Autismus-Experte:"Nur IT ist ein Klischee"

Matthias Dalfert

Professor Matthias Dalfert.

(Foto: privat)

Autisten bereichern mit ihren Spezialfähigkeiten Teams. Ihre Ausbildungschancen sind heute deutlich besser als früher.

Interview von Miriam Hoffmeyer

Nur jeder dritte Autist mit normaler oder durchschnittlicher Intelligenz hat nach Schätzungen einen sozialversicherungspflichtigen Vollzeitjob. Dieser Anteil könnte erheblich steigen, sagt der Autismus-Experte Professor Matthias Dalferth von der Ostbayerischen Technischen Hochschule Regensburg. Die Betroffenen hätten heute bessere Ausbildungschancen als früher.

SZ: Sind Menschen mit Asperger-Autismus prädestiniert für IT-Berufe?

Matthias Dalferth: Das ist ein Klischee, tatsächlich haben nur zwölf bis 15 Prozent von ihnen eine starke Affinität zum IT-Bereich. Andere haben Spezialinteressen wie zum Beispiel Sprachen oder Musik, doch nicht alle sind auf dem Arbeitsmarkt gefragt. Für diese Personen kommen viele Berufe infrage. Ungünstig sind nur die, in denen es auf soziale Kompetenzen, spontane Kommunikation und Teamfähigkeit ankommt.

Aber man muss doch in fast allen Berufen Kontakt mit anderen Menschen haben . . .

Im Callcenter, am Empfang oder im Personalwesen wären Personen mit Asperger-Syndrom sicher am falschen Platz. Für manche ist schon Telefonieren eine Herausforderung. Über E-Mail können sie aber durchaus kommunizieren. Die modernen Kommunikationsmittel haben das Arbeitsleben für diese Menschen sehr erleichtert.

Wie finden betroffene Jugendliche eine geeignete Ausbildung?

Die Angebote der Berufsbildungswerke haben sich sehr bewährt. 2001 hat das BBW Abensberg ein erstes Projekt für Jugendliche mit Autismus gestartet.
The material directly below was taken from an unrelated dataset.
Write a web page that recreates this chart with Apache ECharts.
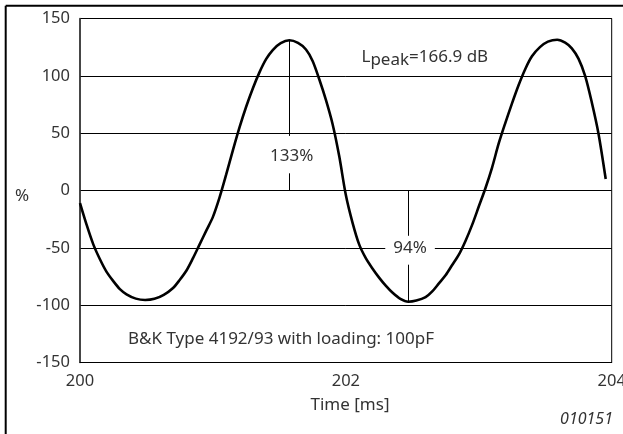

Inzwischen wurde das stark ausgeweitet: Heute werden an 17 Berufsbildungswerken, die über ganz Deutschland verteilt sind, 800 bis 900 junge Leute mit Autismus ausgebildet. Die meisten lernen kaufmännische Berufe, gern mit dem Schwerpunkt Buchhaltung. Beliebt sind auch IT, Elektronik oder Metallverarbeitung. Oder Lagerlogistik, Archivwesen, Gartenbau - das Ausbildungsspektrum ist breit.

Welche besondere Unterstützung bieten die Berufsbildungswerke?

Am Anfang steht ein sorgfältiges Assessment. Um den passenden Beruf zu finden, machen die jungen Leute Tests und werden bei verschiedenen Tätigkeiten beobachtet. Während der Ausbildung wird auf einen strukturierten Alltag, überschaubare Aufgaben und klare Formulierungen geachtet. Außerdem gibt es soziales Training. Da wird zum Beispiel geübt, wie man Leute begrüßt oder verabschiedet. Smalltalk ist für diese Personen extrem schwierig. Sie lernen auch mit Filmen und Bildkarten, Gefühle von anderen an äußeren Merkmalen zu erkennen - so wie andere Leute Vokabeln lernen.

Wie kommen Menschen mit Asperger-Autismus im Studium zurecht?

Fachlich haben sie keine Probleme, aber sie tun sich schwer mit der Größe und Unübersichtlichkeit der Hochschule und damit, eine Struktur im Studium zu finden. Bei Prüfungen kommt ihnen ein Einzelraum mit absoluter Ruhe entgegen. Mündliche Prüfungen führen oft zu einer Blockade. Aber auch die Hochschulen stellen sich nach und nach besser auf die Bedürfnisse von Studenten mit Autismus ein und gewähren Nachteilsausgleiche, zum Beispiel die Möglichkeit, Fragen schriftlich statt mündlich zu beantworten.

Wie schwierig ist der Übergang in den Beruf?

Die meisten finden nicht sofort nach dem Abschluss eine Stelle, denn Vorstellungsgespräche sind überhaupt nicht ihr Ding. Aber zwei Drittel der Absolventen der Berufsbildungswerke sind nach ein bis zwei Jahren in Arbeit. Sie sind eher erfolgreich, wenn sie bei der Arbeitssuche und der Einarbeitungsphase begleitet werden, zum Beispiel durch Jobcoaches oder den Integrationsfachdienst. Immer mehr Betriebe sind bereit, diese Personen einzustellen, die früher für sie uninteressant waren. Die Inklusionsdebatte hilft dabei und natürlich die günstige Situation auf dem Arbeitsmarkt. Ich bin mit der Entwicklung sehr zufrieden.